## Required work
Print the material below exactly as it stands, please, from its first line to the line holding "(cb) at (784,273.5)", with no pictures.
::::::::::
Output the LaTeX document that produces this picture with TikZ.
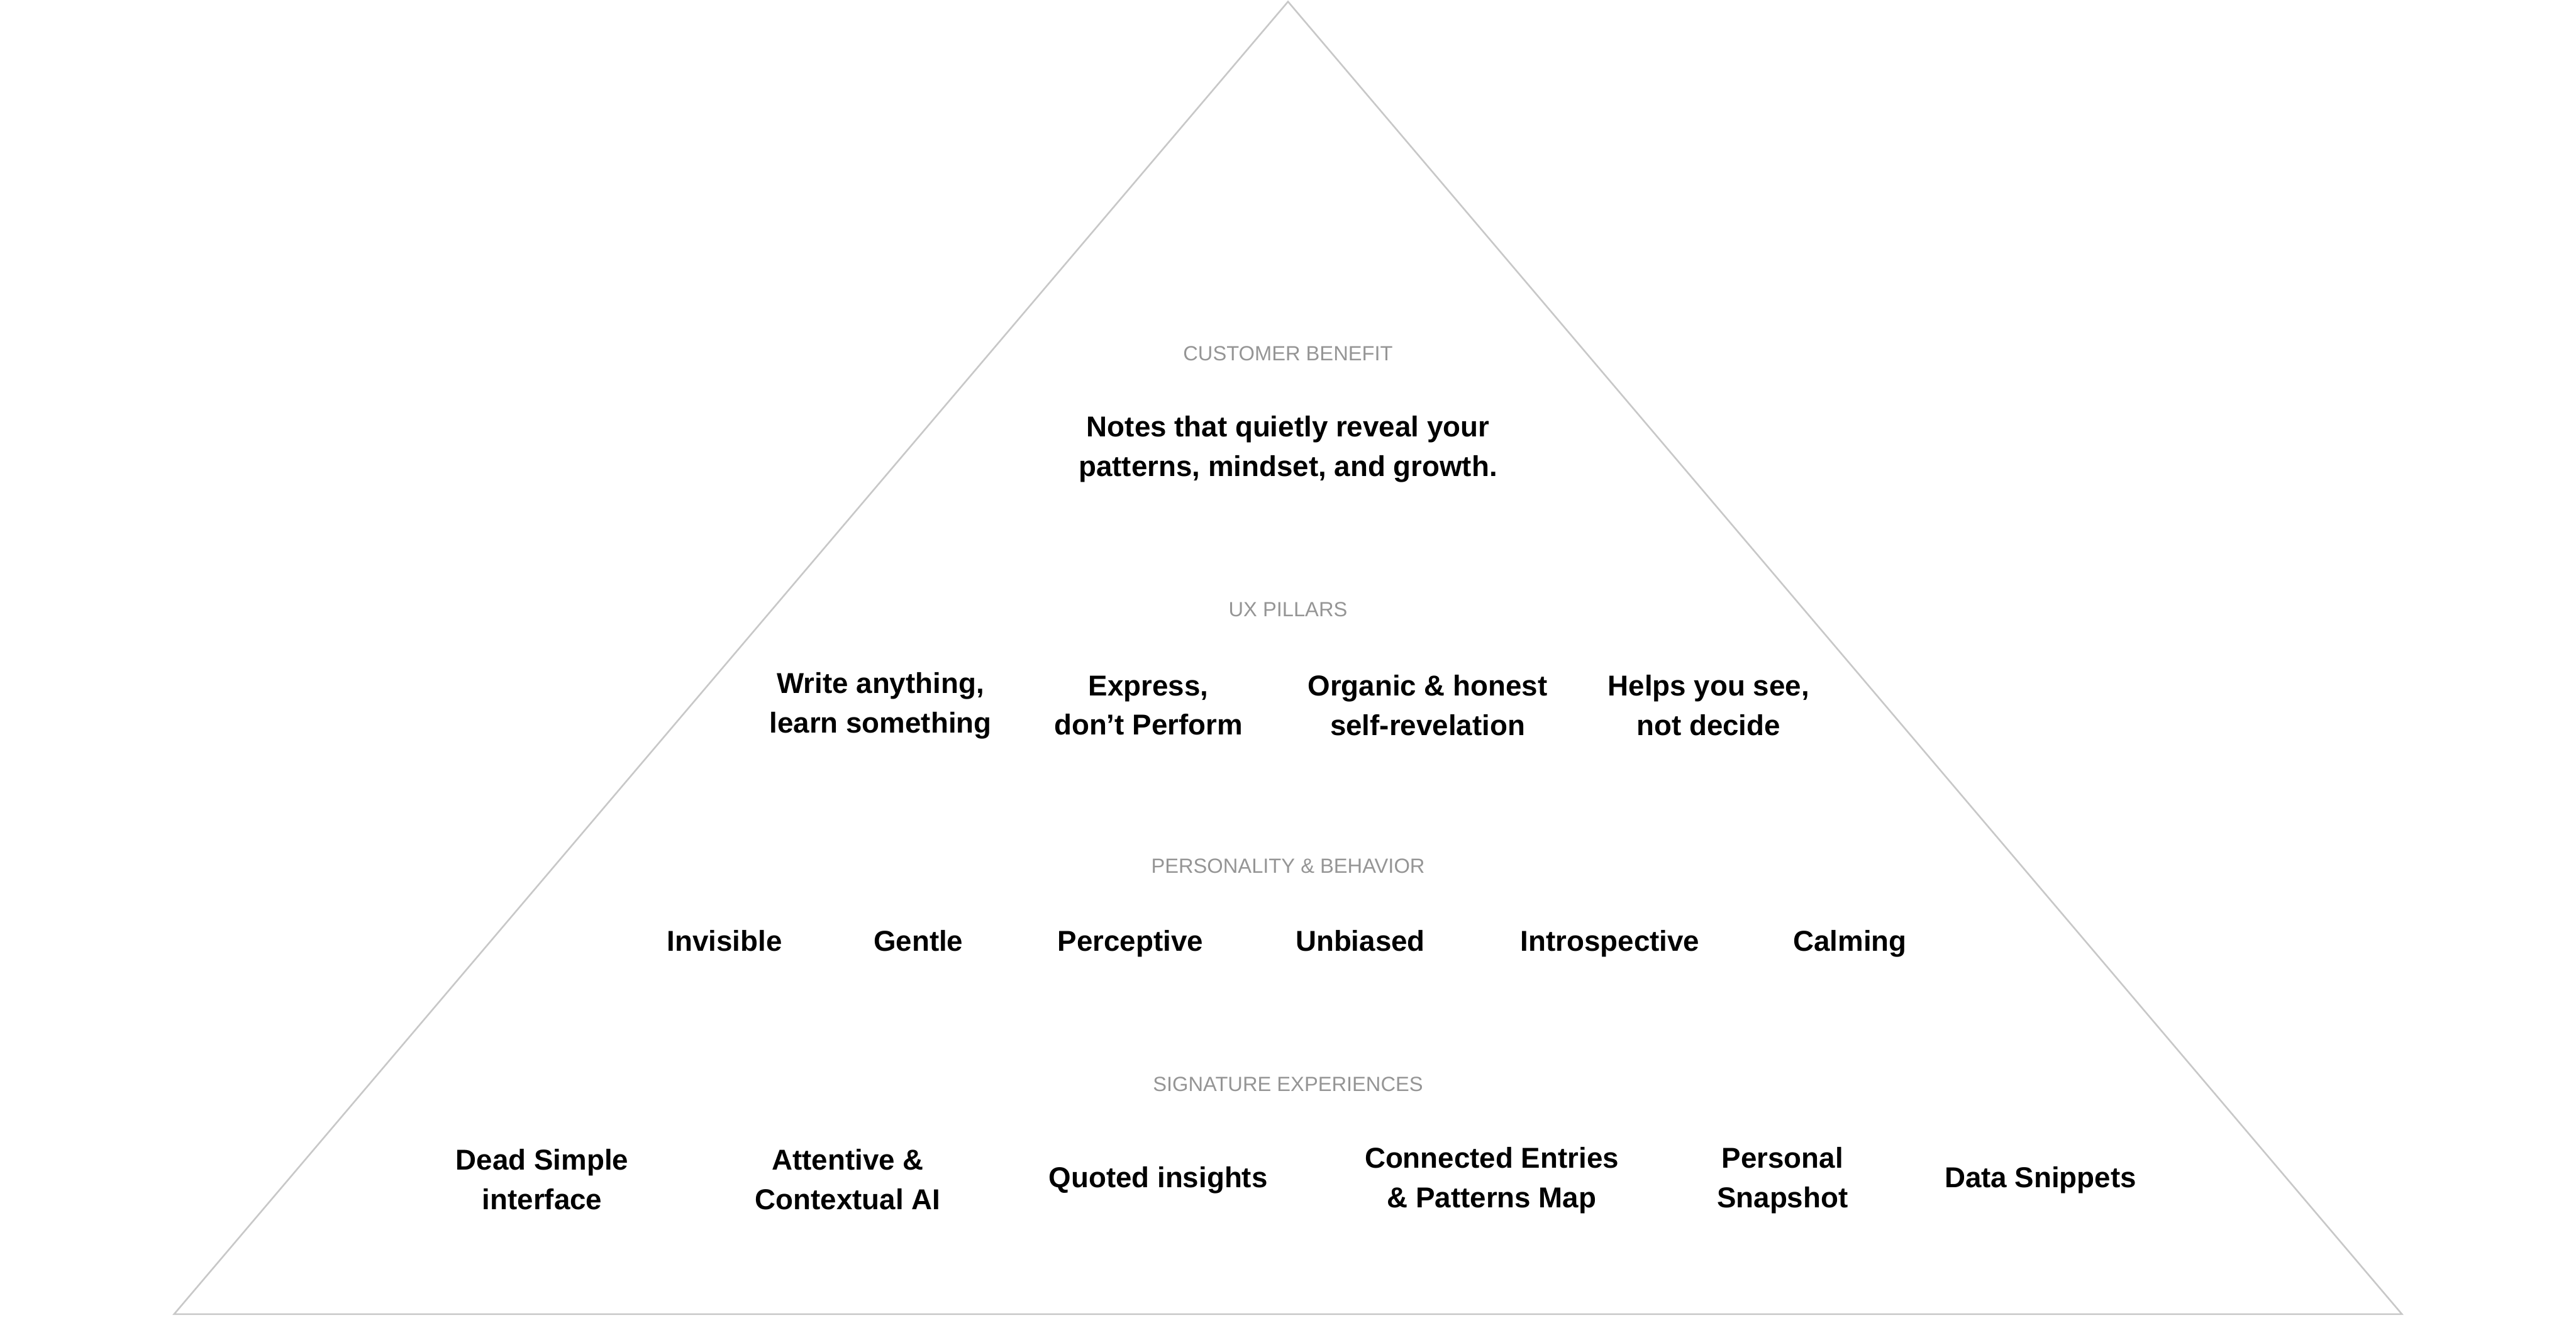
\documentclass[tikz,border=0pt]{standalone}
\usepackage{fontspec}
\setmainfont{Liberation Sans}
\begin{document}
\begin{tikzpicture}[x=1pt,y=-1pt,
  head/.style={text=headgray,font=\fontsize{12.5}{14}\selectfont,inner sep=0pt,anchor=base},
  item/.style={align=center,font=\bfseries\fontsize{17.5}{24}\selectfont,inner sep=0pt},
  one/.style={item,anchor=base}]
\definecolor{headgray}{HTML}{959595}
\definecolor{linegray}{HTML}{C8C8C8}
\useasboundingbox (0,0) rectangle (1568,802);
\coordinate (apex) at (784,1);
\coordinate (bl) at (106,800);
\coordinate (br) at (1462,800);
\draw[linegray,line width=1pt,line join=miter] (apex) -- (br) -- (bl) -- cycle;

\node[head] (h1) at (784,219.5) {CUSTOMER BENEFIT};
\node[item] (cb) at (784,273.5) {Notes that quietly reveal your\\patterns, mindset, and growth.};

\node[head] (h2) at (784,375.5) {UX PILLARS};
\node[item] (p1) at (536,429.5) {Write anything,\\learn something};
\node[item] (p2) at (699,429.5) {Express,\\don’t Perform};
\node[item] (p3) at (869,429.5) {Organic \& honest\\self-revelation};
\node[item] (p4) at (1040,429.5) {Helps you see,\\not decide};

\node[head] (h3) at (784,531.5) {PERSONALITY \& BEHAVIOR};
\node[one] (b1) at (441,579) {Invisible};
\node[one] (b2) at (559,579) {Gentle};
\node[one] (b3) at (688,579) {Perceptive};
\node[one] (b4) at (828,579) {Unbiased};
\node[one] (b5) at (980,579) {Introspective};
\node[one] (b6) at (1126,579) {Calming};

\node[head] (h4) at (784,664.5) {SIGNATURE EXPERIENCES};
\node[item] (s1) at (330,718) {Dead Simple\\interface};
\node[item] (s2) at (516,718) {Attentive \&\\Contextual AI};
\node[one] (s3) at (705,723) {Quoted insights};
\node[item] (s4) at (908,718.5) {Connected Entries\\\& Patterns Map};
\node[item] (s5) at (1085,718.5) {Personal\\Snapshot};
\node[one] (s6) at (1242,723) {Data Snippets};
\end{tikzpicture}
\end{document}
::::::::::
## The reply
Output the LaTeX document that produces this picture with TikZ.
\documentclass[tikz,border=0pt]{standalone}
\usepackage{fontspec}
\setmainfont{Liberation Sans}
\begin{document}
\begin{tikzpicture}[x=1pt,y=-1pt,
  head/.style={text=headgray,font=\fontsize{12.5}{14}\selectfont,inner sep=0pt,anchor=base},
  item/.style={align=center,font=\bfseries\fontsize{17.5}{24}\selectfont,inner sep=0pt},
  one/.style={item,anchor=base}]
\definecolor{headgray}{HTML}{959595}
\definecolor{linegray}{HTML}{C8C8C8}
\useasboundingbox (0,0) rectangle (1568,802);
\coordinate (apex) at (784,1);
\coordinate (bl) at (106,800);
\coordinate (br) at (1462,800);
\draw[linegray,line width=1pt,line join=miter] (apex) -- (br) -- (bl) -- cycle;

\node[head] (h1) at (784,219.5) {CUSTOMER BENEFIT};
\node[item] (cb) at (784,273.5) {Notes that quietly reveal your\\patterns, mindset, and growth.};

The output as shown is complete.